REVIEW: GRIM REAPER – “Walking In The Shadows”
Ah, Grim Reaper. One of the most legendary (and better) acts of the NWOBHM movement and heavy metal in general. Founded in 1979 by guitarist and main songwriter Nick Bowcott, the band released three albums in the 1980’s that are considered absolutely classics and are, in my opinion, mandatory in any headbanger’s collection: ‘See You in Hell’ (1983), ‘Fear No Evil’ (1985) and ‘Rock You to Hell’ (1987). It was not until after the group disbanded in 1988, though – when video clips for “See You in Hell” and “Fear no Evil” were featured in MTV with a certain frequency -, that Grim Reaper gained some sort of notoriety.
So, with just three albums released, Steve Grimmett and company became stalwarts for the cult underground metal scene and are, until today, highly praised and respected (by me included). When Grimmett announced the return of the band in 2006, revamped in the form of Steve Grimett’s Grim Reaper, to play in some gigs across the world, a legion of fans were eagerly excited to see if that was going to be just a reunion or if we would be graced with another full length album to continue the band’s legacy. Finally, 10 years after Grim Reaper’s resurrection, the highly anticipated ‘Walking in the Shadows’ will come out of the oven in September 23rd via Dissonance Productions; sadly, without the magnificent Nick Bowcott.

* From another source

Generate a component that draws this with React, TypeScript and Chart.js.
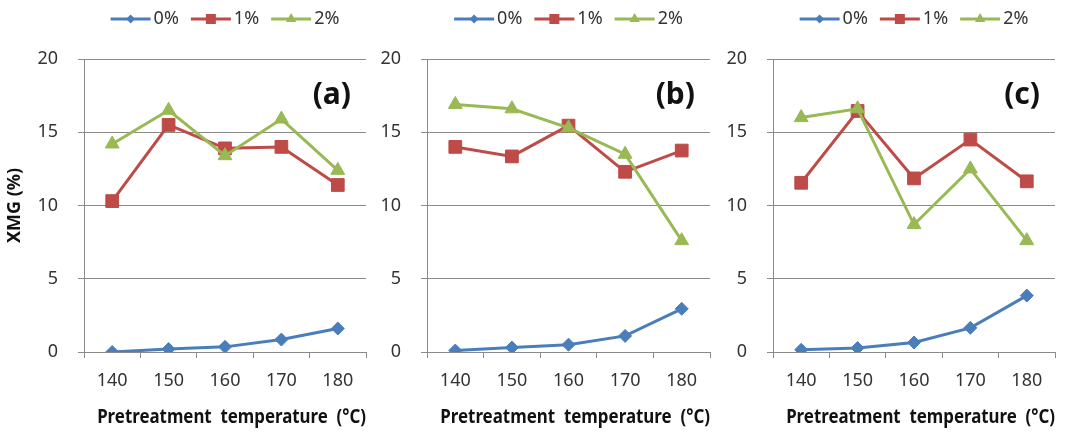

Rapidly exterminating any second thoughts we could have about this return being a bad choice, comes “Wings of Angels”, a perfect opener filled with groovy and heavy riffs and powerful drumming. Despite the simplistic chorus, the song manages to catch your attention and doesn’t lose steam. Immediately after that come the weakest songs in the album with “Walking in the Shadows”, “Reach Out” and “I’m Coming for You”. These are decent tracks and each has their own special and unique bits, but after a few listens I got the feeling that the band was playing too safe for their own good. Mainly mid-paced tunes with rock ‘n’ roll-like guitar lines and catchy but rather empty choruses, they hold the album with good amount of quality, but are quickly forgettable. The powerful “From Hell” raises the bar with an excellent performance by Grimmett – whose voice stood beautifully through the test of time – and a great Saxon-esque vibe in the form of heavy riffs and good attitude.
If there was a trio of songs that dropped the ball a bit, the next three hit the jackpot and are definitely the high points of the endeavor: “Call Me in the Morning”, along with “Rock Will Never Die” are the closest to the classic Grim Reaper as you can get, with really catchy choruses, great turns and cool solos that combine perfectly with each tune. In fact, “Rock Will Never Die” is sort of a mix between Grimmett’s other band (which was his main for a long time) Lionsheart, with more hard rock oriented verses and bridge, and old Grim Reaper in the chorus. Last in this part, but definitely not least, is “Temptation”, one of the fastest tracks of the experience with yet another great performance by Grimmett and competent support by the other musicians; easily one of the best songs here.
From here on there are decent tracks but nothing that stands out. “Thunder” slows down the pace and delivers a song very characteristic of the NWOBHM movement in a lead-driven atmosphere with yet another catchy – simple – chorus. In fact, all the choruses featured in the album are really simple and easy to sing along to, which is at the same time a good thing, making in enjoy the whole experience more at ease, and bad because of the lack of a more profound and elaborated songwriting. “Now You See Me” has a melodic atmosphere and could appear in one of Lionsheart’s albums, while “Blue Murder” and “Come Hell or High Water” are straight-to-the-heart heavy metal anthems, with the latter being the superior of them, featuring a bad-ass chorus and an awesome prolific solo.
The last time Grim Reaper released an album, I wasn’t even born. It’s been 29 years of wait, but finally ‘Walking in the Shadows’ is among us and it’s a very refreshing album; of course, it’s not nearly as good as the transcendental trilogy that came before it, but is very well made and will make fans of the band satisfied with the final product. Don’t expect another classic, though, because if you do you will be disappointed, so approach this as a normal heavy metal release for the year instead of a triumphant return, and you should have a lot of fun with it. Let’s hope that Grimmett continues to make good music and maybe, in the future, we will be able to say with confidence that Grim Reaper has returned to top form.